RFR(S): 8005032: G1: Cleanup serial reference processing closures in concurrent marking

Thu Jan 17 20:02:34 UTC 2013

Hi Bengt,

There's a new webrev at: http://cr.openjdk.java.net/~johnc/8005032/webrev.1/

It looks larger than the previous webrev but the most of the change was 
tweaking comments. The actual code changes are smaller.

Testing was the same as before.

On 1/15/2013 1:18 AM, Bengt Rutisson wrote:
>
> I see. I didn't think about the difference betweeen ParallelGCThreads 
> and ParallelRefProcEnabled. BTW, not part of this change, but why do 
> we have ParallelRefProcEnabled? And why is it false by default? 
> Wouldn't it make more sense to have it just be dependent on 
> ParallelGCThreads?

I don't know and the answer is probably lost in the dark depths of time 
- I can only speculate. For G1 we have a CR to turn 
ParallelRefProcEnabled on if the number of GC threads > 1. I'm not sure 
about the other collectors.

>
>> Setting it once in weakRefsWork() will not be sufficient. We will run 
>> into an assertion failure in 
>> ParallelTaskTerminator::offer_termination().
>>
>> During the reference processing, the do_void() method of the 
>> complete_gc oop closure (in our case the complete gc oop closure is 
>> an instance of G1CMParDrainMarkingStackClosure) is called multiple 
>> times (in process_phase1, sometimes process_phase2, process_phase3, 
>> and process_phaseJNI)
>>
>> Setting the phase sets the number of active tasks (or threads) that 
>> the termination protocol in do_marking_step() will wait for. When an 
>> invocation of do_marking_step() offers termination, the number of 
>> tasks/threads in the terminator instance is decremented. So Setting 
>> the phase once will let the first execution of do_marking_step (with 
>> termination) from process_phase1() succeed, but subsequent calls to 
>> do_marking_step() will result in the assertion failure.
>>
>> We also can't unconditionally set it in the do_void() method or even 
>> the constructor of G1CMParDrainMarkingStackClosure. Separate 
>> instances of this closure are created by each of the worker threads 
>> in the MT-case.
>>
>> Note when processing is multi-threaded the complete_gc instance used 
>> is the one passed into the ProcessTask's work method (passed into 
>> process_discovered_references() using the task executor instance) 
>> which may not necessarily be the same complete gc instance as the one 
>> passed directly into process_discovered_references().
>
> Thanks for this detailed explanation. It really helped!
>
> I understand the issue now, but I still think it is very confusing 
> that _cm->set_phase() is called from 
> G1CMRefProcTaskExecutor::execute() in the multithreaded case and from 
> G1CMParDrainMarkingStackClosure::do_void() in the single threaded case.
>
>> It might be possible to record whether processing is MT in the 
>> G1CMRefProcTaskExecutor class and always pass the executor instance 
>> into process_discovered_references. We could then set processing to 
>> MT so that the execute() methods in the executor instance are invoked 
>> but call the Proxy class' work method directly. Then we could 
>> override the set_single_threaded() routine (called just before 
>> process_phaseJNI) to set the phase.
>
> I think this would be a better solution, but if I understand it 
> correctly it would mean that we would have to change all the 
> collectors to always pass a TaskExecutor. All of them currently pass 
> NULL in the non-MT case. I think it would be simpler if they always 
> passed a TaskExecutor but it is a pretty big change.

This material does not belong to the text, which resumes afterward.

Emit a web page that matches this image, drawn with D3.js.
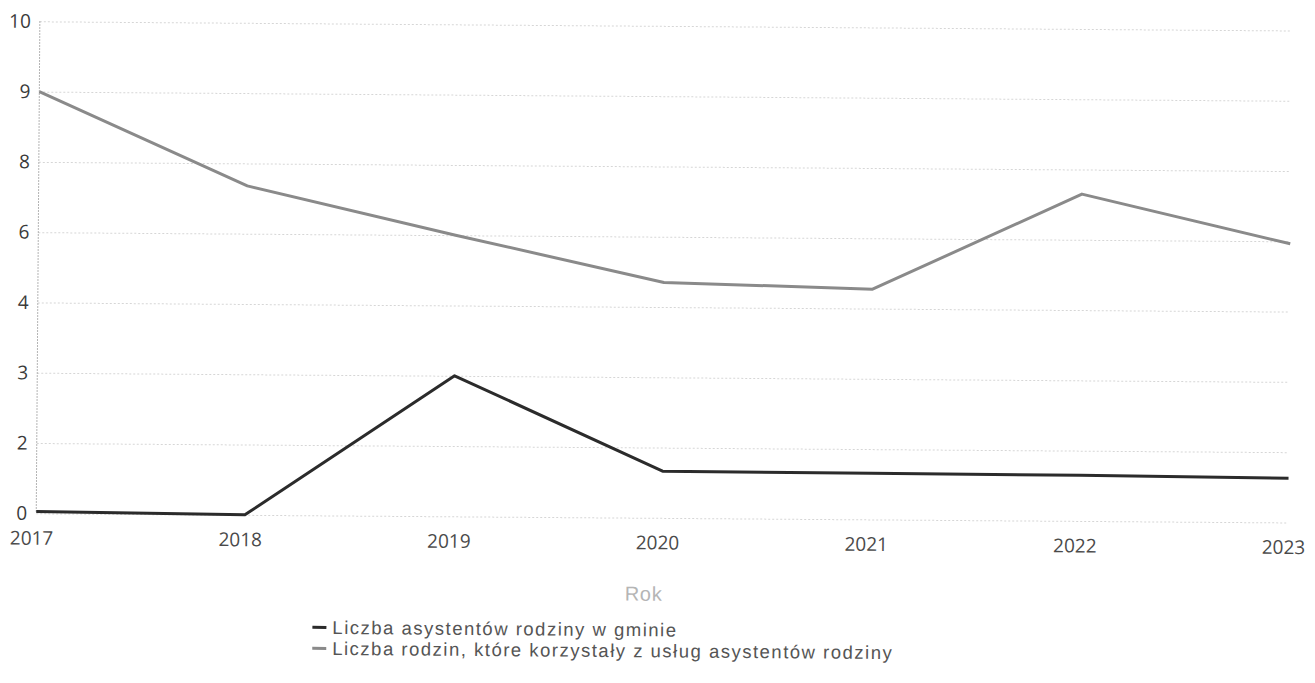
<!DOCTYPE html>
<html><head><meta charset="utf-8">
<script src="https://cdn.jsdelivr.net/npm/d3@7"></script>
<style>body{margin:0;background:#fff}svg{display:block}</style>
</head><body>
<svg id="c" width="1315" height="683"></svg>
<script>
const years = ["2017","2018","2019","2020","2021","2022","2023"];
const yTicks = [0,2,3,4,6,8,9,10];
const asystenci = [0.05,0,3,1.33,1.31,1.3,1.26];
const rodziny = [9,7.36,6,4.7,4.55,7.3,5.93];
const seriesNames = ["Liczba asystentów rodziny w gminie","Liczba rodzin, które korzystały z usług asystentów rodziny"];
const seriesColors = ["#2b2b2b","#8a8a8a"];

(function(){
const svg = d3.select("#c");
const g = svg.append("g").attr("transform","rotate(0.42)");
const pl = 40, pr = 1292, pt = 21, pb = 513;
const x = d3.scalePoint().domain(years).range([pl,pr]);
const yRange = yTicks.map((d,i)=> pb - i*(pb-pt)/(yTicks.length-1));
const y = d3.scaleLinear().domain(yTicks).range(yRange);

const yAxis = d3.axisLeft(y).tickValues(yTicks).tickSize(-(pr-pl)).tickFormat(d3.format("d"));
const ga = g.append("g").attr("transform",`translate(${pl},0)`).call(yAxis);
ga.select(".domain").remove();
ga.selectAll(".tick line").attr("stroke","#d6d6d6").attr("stroke-dasharray","2,2");
ga.selectAll(".tick text").attr("x",-9).attr("font-family","Open Sans").attr("font-size",19).attr("fill","#3a3a3a");
g.append("line").attr("x1",pl).attr("x2",pl).attr("y1",pt).attr("y2",pb)
 .attr("stroke","#9a9a9a").attr("stroke-dasharray","1.5,1.5");

const xAxis = d3.axisBottom(x).tickSize(0).tickPadding(18);
const gx = g.append("g").attr("transform",`translate(0,${pb})`).call(xAxis);
gx.select(".domain").remove();
gx.selectAll(".tick text").attr("dx",-5).attr("font-family","Open Sans").attr("font-size",19).attr("fill","#4a4a4a");

const line = d3.line().x((d,i)=>x(years[i])).y(d=>y(d));
[asystenci, rodziny].forEach((s,k)=>{
  g.append("path").datum(s).attr("d",line).attr("fill","none")
   .attr("stroke",seriesColors[k]).attr("stroke-width",3).attr("stroke-linejoin","round");
});

g.append("text").attr("x",648).attr("y",596).attr("text-anchor","middle")
 .attr("font-family","Liberation Sans").attr("font-size",20).attr("letter-spacing",0.8)
 .attr("fill","#b5b5b5").text("Rok");

const lg = g.append("g").attr("transform","translate(317,625)");
seriesNames.forEach((n,i)=>{
  lg.append("line").attr("x1",0).attr("x2",14).attr("y1",i*21).attr("y2",i*21)
    .attr("stroke",seriesColors[i]).attr("stroke-width",3);
  lg.append("text").attr("x",20).attr("y",i*21+6.5).attr("font-family","Liberation Sans")
    .attr("font-size",18.5).attr("letter-spacing",1.5).attr("fill","#555").text(n);
});
})();
</script>
</body></html>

I wasn't meaning to do that for the other collectors just G1's 
concurrent mark reference processor i.e. fool the ref processor into 
think it's MT so that the parallel task executor is used but only use 
the work gang if reference processing was _really_ MT.

I decided not to do this as there is an easier way. For the non-MT case 
we do not need to enter the termination protocol in 
CMTask::do_marking_step(). When there's only one thread we don't need to 
use the ParallelTaskTerminator to wait for other threads. And we 
certainly don't need stealing. Hence the solution is to only do the 
termination and stealing if the closure is instantiated for MT reference 
processing. That removes the set_phase call().

> Another possibility is to introduce some kind of prepare method to the 
> VoidClosure (or maybe in a specialized subclass for ref processing). 
> Then we could do something like:
>
>   complete_gc->prologue();
>   if (mt_processing) {
>     RefProcPhase2Task phase2(*this, refs_lists, !discovery_is_atomic() 
> /*marks_oops_alive*/);
>     task_executor->execute(phase2);
>   } else {
>     for (uint i = 0; i < _max_num_q; i++) {
>       process_phase2(refs_lists[i], is_alive, keep_alive, complete_gc);
>     }
>   }
>
> G1CMParDrainMarkingStackClosure::prologue() could do the call to 
> _cm->set_phase(). And G1CMRefProcTaskExecutor::execute() would not 
> have to do it.

The above is a reasonable extension to the reference processing code. I 
no longer need this feature for this change but we should submit a CR 
for it. I'll do that.

> BTW, not really part of your change, but above code is duplicated 
> three times in ReferenceProcessor::process_discovered_reflist(). Would 
> be nice to factor this out to a method.

Completely agree. Again I'll submit a CR for it.

Thanks,

JohnC